Some callers were upset that I was not taking their requests, but we were able to compromise because each artist had a Premier beat somewhere in their catalog.
Nas, Jay-Z, Biggie, Rakim, KRS One, Snoop, Mos Def, Common, Big L, Fat Joe, O.C., Jeru, CNN, The Lox, Das EFX, M.O.P., and the Group Home are just a few of the rappers to work with Preemo. The man certainly has a signature sound and has set the standard for all other producers who want to scratch in their chorus. Nothing is better than when he flips lyrics from “It Ain’t Hard to Tell” to create the chorus of “Nas is Like”.
For the past two decades Premier has been one of the best, if not the best, producers in rap. It’s only fitting that we paid our tribute Joell Ortiz style
5. “Moment of Truth” (1998) – Gang Starr
Guru and Premier’s fifth album was arguably their best and arguably the best album of the year (the last great year for hip hop). The title track was one of Premier’s most melodic and blended perfectly with GURU’s self-help lines.

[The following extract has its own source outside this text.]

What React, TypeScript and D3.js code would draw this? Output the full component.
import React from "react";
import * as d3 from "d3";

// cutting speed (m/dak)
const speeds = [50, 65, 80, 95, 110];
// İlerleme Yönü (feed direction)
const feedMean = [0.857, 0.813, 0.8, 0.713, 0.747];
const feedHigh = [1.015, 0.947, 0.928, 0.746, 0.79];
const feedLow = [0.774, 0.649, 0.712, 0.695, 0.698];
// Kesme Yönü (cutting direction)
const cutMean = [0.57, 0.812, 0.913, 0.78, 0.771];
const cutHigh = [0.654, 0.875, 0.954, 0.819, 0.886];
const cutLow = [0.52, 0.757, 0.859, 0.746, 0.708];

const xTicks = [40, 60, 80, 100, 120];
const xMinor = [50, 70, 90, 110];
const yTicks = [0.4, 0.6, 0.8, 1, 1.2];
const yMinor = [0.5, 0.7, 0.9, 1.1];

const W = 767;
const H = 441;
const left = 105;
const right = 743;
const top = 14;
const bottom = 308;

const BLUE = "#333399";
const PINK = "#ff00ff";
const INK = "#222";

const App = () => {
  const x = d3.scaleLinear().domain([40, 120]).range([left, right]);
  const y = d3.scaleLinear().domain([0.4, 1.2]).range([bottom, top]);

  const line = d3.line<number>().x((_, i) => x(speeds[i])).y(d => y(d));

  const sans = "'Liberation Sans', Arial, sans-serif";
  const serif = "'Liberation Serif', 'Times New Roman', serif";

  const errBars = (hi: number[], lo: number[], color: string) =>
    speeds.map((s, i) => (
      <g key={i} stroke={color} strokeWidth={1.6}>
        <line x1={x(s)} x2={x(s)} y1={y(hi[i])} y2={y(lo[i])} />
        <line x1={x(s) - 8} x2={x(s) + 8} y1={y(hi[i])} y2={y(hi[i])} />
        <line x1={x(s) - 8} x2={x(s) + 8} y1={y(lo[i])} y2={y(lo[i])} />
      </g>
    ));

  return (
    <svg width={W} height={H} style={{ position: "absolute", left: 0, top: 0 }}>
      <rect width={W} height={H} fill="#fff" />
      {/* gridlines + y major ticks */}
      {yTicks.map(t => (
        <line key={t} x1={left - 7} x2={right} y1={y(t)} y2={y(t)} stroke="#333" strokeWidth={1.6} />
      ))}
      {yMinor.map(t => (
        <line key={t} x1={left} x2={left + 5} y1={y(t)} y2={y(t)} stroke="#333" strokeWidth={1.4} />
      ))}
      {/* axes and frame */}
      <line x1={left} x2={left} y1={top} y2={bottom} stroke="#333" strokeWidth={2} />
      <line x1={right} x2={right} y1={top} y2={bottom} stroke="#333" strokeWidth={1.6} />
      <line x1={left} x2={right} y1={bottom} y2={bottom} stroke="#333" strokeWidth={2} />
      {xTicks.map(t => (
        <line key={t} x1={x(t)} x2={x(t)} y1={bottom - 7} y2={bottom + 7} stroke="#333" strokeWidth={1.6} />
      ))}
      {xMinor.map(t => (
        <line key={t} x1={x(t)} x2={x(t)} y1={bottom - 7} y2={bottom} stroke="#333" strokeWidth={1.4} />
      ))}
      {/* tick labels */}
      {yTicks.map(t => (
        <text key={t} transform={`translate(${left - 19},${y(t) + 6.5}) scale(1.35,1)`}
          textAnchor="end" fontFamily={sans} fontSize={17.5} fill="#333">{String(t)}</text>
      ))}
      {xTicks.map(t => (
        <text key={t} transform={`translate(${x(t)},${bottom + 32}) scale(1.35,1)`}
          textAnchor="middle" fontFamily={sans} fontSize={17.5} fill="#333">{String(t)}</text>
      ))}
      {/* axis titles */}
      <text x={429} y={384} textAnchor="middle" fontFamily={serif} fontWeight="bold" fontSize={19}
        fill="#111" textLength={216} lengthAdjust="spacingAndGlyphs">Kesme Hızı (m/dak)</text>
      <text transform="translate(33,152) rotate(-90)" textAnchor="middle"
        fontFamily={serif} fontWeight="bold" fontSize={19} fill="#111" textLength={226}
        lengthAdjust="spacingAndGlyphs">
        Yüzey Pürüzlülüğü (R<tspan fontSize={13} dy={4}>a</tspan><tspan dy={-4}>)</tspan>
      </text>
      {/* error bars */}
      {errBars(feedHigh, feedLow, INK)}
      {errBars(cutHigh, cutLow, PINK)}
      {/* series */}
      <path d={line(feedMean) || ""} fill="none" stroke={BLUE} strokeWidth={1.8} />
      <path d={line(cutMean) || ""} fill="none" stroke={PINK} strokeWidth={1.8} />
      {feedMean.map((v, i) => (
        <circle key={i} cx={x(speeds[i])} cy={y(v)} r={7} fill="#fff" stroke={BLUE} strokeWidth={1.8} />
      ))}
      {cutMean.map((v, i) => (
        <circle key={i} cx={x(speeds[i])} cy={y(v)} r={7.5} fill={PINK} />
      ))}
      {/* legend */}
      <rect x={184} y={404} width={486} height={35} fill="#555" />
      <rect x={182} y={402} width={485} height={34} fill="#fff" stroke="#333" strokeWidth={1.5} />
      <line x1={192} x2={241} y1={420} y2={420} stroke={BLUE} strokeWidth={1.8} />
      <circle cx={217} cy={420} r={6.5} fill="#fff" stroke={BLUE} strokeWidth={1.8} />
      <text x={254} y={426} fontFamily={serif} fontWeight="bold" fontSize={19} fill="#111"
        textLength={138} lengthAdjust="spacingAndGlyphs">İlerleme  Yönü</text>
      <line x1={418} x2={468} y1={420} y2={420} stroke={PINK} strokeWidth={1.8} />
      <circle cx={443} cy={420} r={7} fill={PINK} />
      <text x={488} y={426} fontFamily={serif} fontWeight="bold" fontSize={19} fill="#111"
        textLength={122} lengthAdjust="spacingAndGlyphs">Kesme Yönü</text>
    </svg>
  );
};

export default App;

4. “NY State of Mind” (1994) – Nas
Young Nas knew what he was doing when he tapped Preemo to produce three of the nine beats on his debut classic. None of the beats hit as hard as “NY State” with the simple but complex dark drum beats topped with the occasional piano cord that sets Illmatic’s tone for life in the QB.
3. “Come Clean” (1994) – Jeru The Damaja
My choice for number one because of the creativity to use “water torture” as the foundation and kicking in the drums later. In a touch of irony, the beat is extra dirty (even for a Premier track) to compliment Jeru’s clever battle style rhymes.

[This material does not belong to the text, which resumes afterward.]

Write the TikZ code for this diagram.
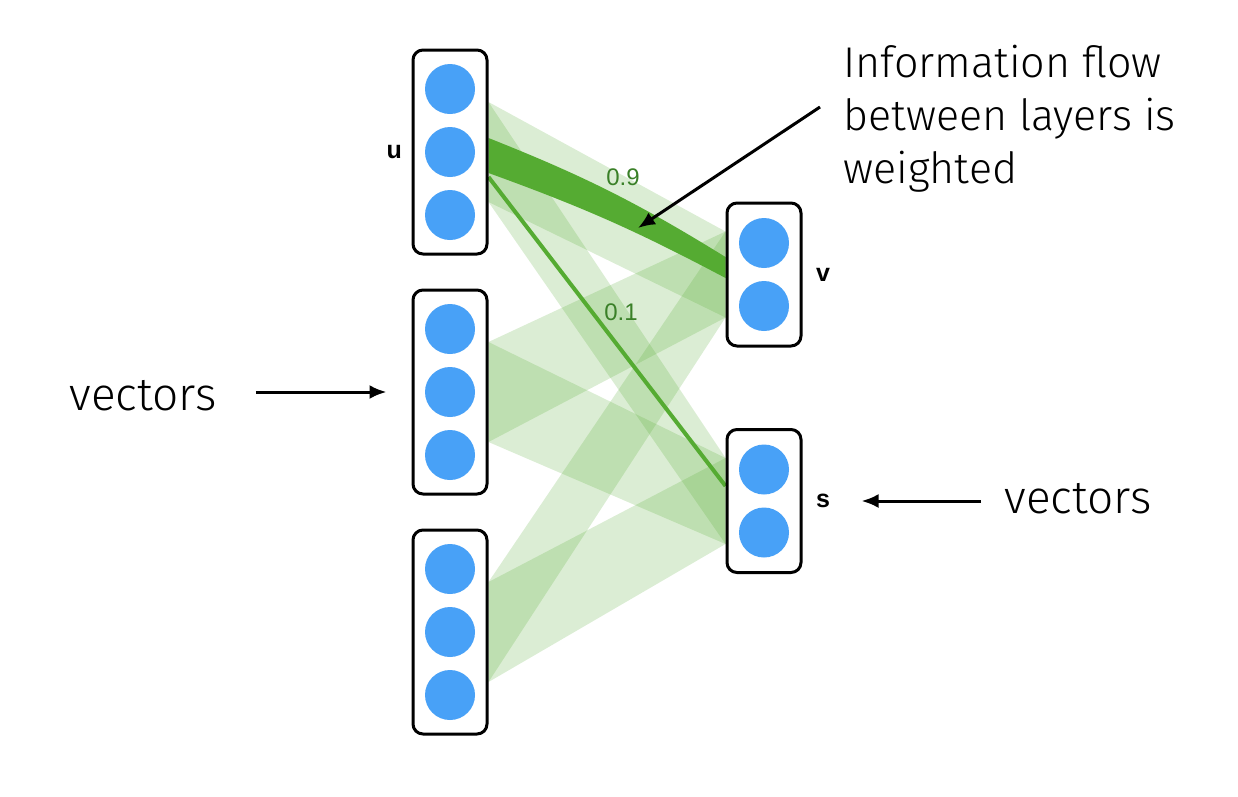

2. “A Million and One” (1997) – Jay-Z
After the success of the “D’Evils” and “Friend or Foe”, it was only fitting that the two legends initiated the Jay-Z ridiculously-good-“intro”-to-his-albums era. Premier blesses the track with harmonious piano loops, and disguises Aayliyah’s voice (at least I think its her) to help Jay-Z make a refreshingly reflective track.
1. “Mass Appeal” (1994) – Gang Starr
Once again there is a run-a-away winner for the number one spot. The keyboard melody is too sick for words and has some of Premier’s best scratching. It’s quintessential Premo during his prime when all other producers were his sons like Elroy.